Ottawa publie ses directives au CRTC pour réglementer la diffusion continue en ligne

OTTAWA — Le gouvernement libéral a publié mardi son orientation politique finale pour l’application par le CRTC de la Loi sur la diffusion continue en ligne, qui obligera les «géants du web» à contribuer au contenu canadien, mais laissera tranquilles les plus petits créateurs de contenu.

La nouvelle loi vise à moderniser le régime de radiodiffusion au Canada. Le contenu canadien a bénéficié des milliards de dollars apportés par ceux qui diffusent à la télévision, à la radio, par câble et par satellite, mais les Canadiens consomment de plus en plus de contenu en ligne. 

Or, ces services de diffusion en continu tels que Netflix, Amazon, YouTube et Apple, qui diffusent également du contenu commercial, n’étaient pas tenus jusqu’ici de contribuer au contenu canadien.

Le ministère du Patrimoine canadien a publié mardi ses instructions finales au Conseil de la radiodiffusion et des télécommunications canadiennes (CRTC) pour mettre en œuvre la nouvelle loi, anciennement connue sous le nom de «projet de loi C-11». 

Ce «décret d’instructions définitif» marque la fin du rôle direct du gouvernement fédéral dans l’application de la loi, avant que le CRTC ne prenne le relais réglementaire. 

Il s’agit en fait de la deuxième tentative du gouvernement libéral pour obliger les grands services de diffusion continue en ligne à suivre les mêmes règles que les «médias traditionnels», et de les faire éventuellement contribuer à soutenir la production audiovisuelle canadienne — musique, cinéma, télé.

«Le secteur doit s’adapter à la situation actuelle du public canadien. Et nous savons que les Canadiens recherchent leurs nouvelles et leur contenu en ligne, a déclaré mardi la ministre du Patrimoine, Pascale St-Onge, de passage à Montréal. Il s’agit d’une étape très importante pour moderniser ce secteur et pour garantir que nos voix canadiennes soient fortes et vivantes dans le monde en ligne.»

L’orientation politique finale, qui est exécutoire, s’appliquera aux services de diffusion en ligne et non aux créateurs de contenu. Cela signifie que ceux qui produisent du contenu sur les réseaux sociaux, des balados ou des jeux vidéo ne seront pas réglementés par la loi, indique le décret.

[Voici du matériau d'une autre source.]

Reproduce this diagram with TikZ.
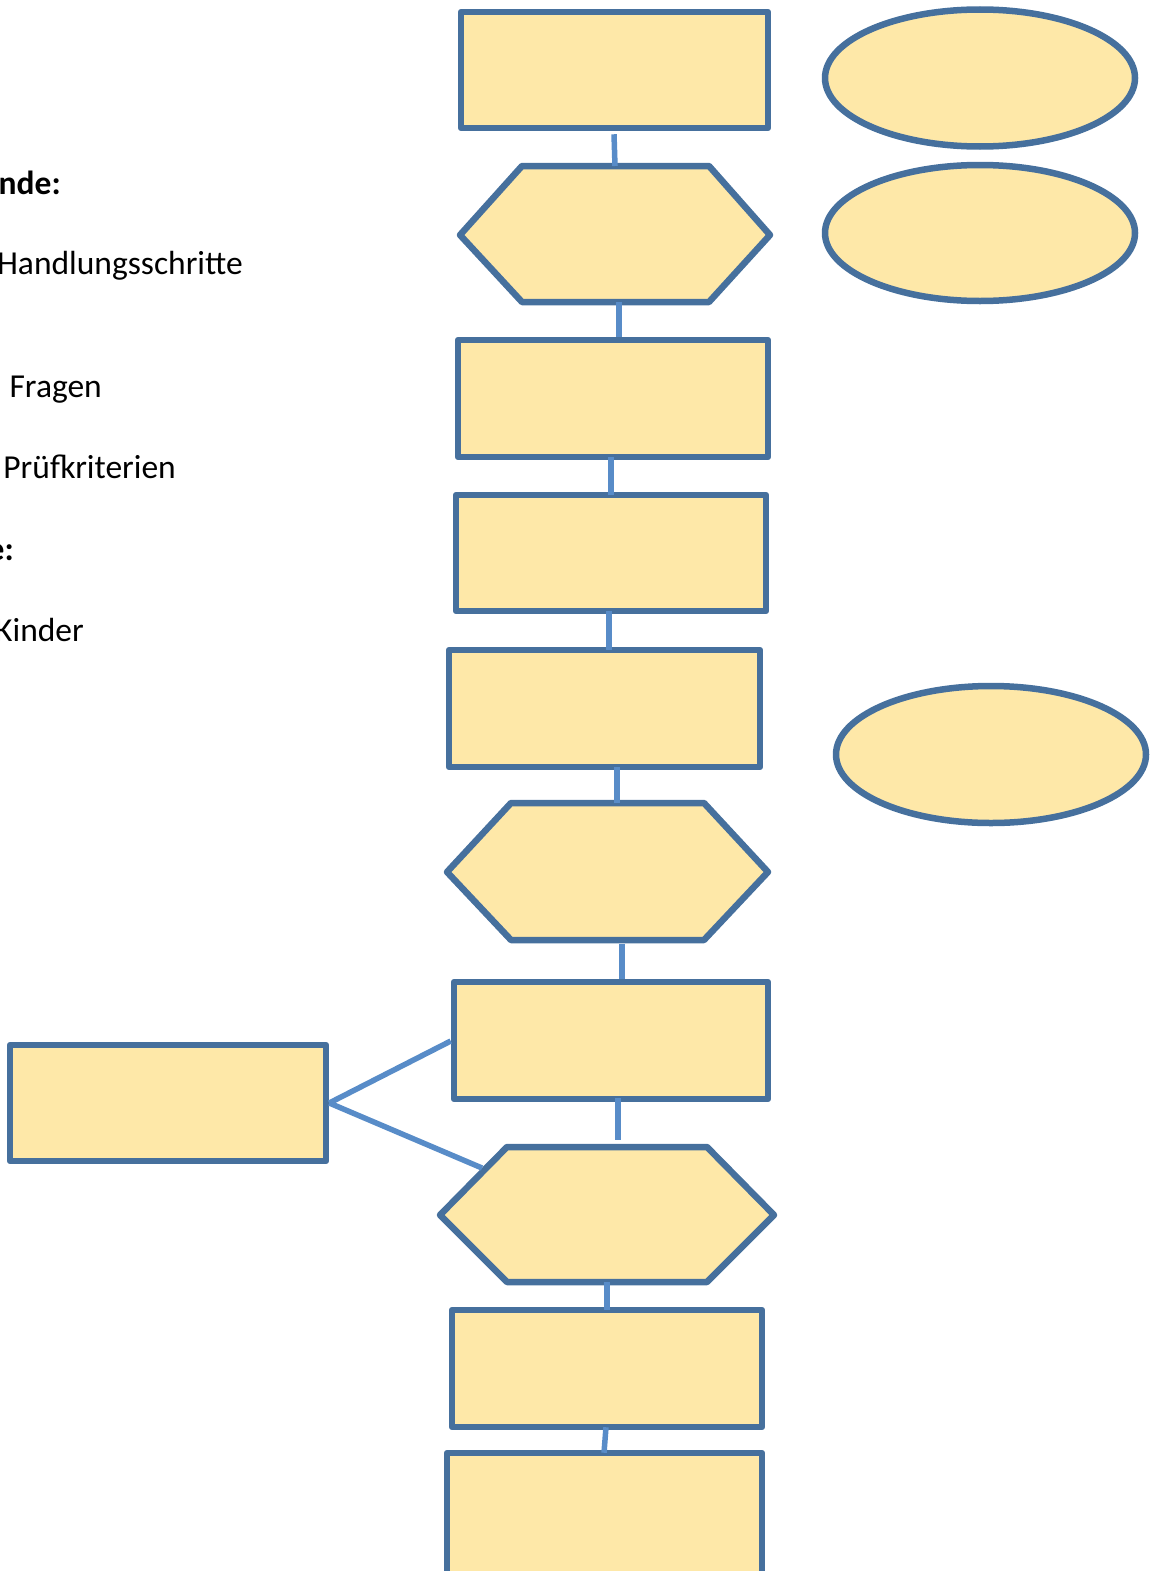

Le CRTC avait déjà prévenu qu’il ne réglementerait pas les «petits créateurs» de contenu — ceux et celles qui offrent par exemple des tutoriels de maquillage, évaluent des restaurants, font la promotion de leur petit commerce de proximité ou critiquent le gouvernement.

Le ministère du Patrimoine canadien a précisé que la nouvelle loi cible le type de contenu commercial professionnel sous licence comme celui que l’on retrouve dans la radiodiffusion traditionnelle.

Étant donné que la loi fait suite à des années de consultations, le «décret d’instructions définitif» est similaire à la version préliminaire du début de cette année, a indiqué la ministre St-Onge.

«Censure»?

La possibilité que les petits créateurs de contenu tombent sous le coup de cette loi avait suscité de vives réactions, notamment de la part de l’opposition conservatrice à Ottawa, qui a soutenu que cette mesure équivaudrait à de la censure – une affirmation que dément Mme St-Onge.

Les néo-démocrates et le Bloc québécois avaient appuyé le projet de loi.

Bien que la loi ne sera pas mise en oeuvre avant quelques années, elle obligera les services de diffusion continue à contribuer à la création, à la production et à la distribution de contenu canadien en ligne, sans modifier leurs algorithmes. La loi vise aussi à soutenir le contenu autochtone et la programmation originale en français.

Les conservateurs ont promis mardi d’abroger la loi s’ils forment le gouvernement. Ils soutiennent qu’imposer des règles sur le contenu canadien aux services de diffusion continue en ligne équivaut toujours à une ingérence excessive de l’État. 

«Au lieu d’éliminer les barrières et de donner la liberté aux créateurs et aux consommateurs, le gouvernement libéral dit aux talents locaux qu’ils ne réussiront pas s’ils n’obtiennent pas l’approbation des bureaucrates du gouvernement à Ottawa», a estimé la députée conservatrice Rachael Thomas, porte-parole de son parti en matière de patrimoine, dans une déclaration écrite.

Le CRTC est maintenant chargé d’élaborer les règlements de cette loi, un processus qui comprendra d’importantes consultations publiques sur la définition — ou la redéfinition — de ce que l’on entend par «contenu canadien». Le CRTC aura des discussions avec des communautés culturelles, des groupes autochtones et des communautés de langue officielle en situation minoritaire.

Une fois que cette définition aura été établie, le CRTC commencera à déterminer quelles sociétés de diffusion continue en ligne seront assujetties à la loi. Un processus qui prendra aussi quelques années.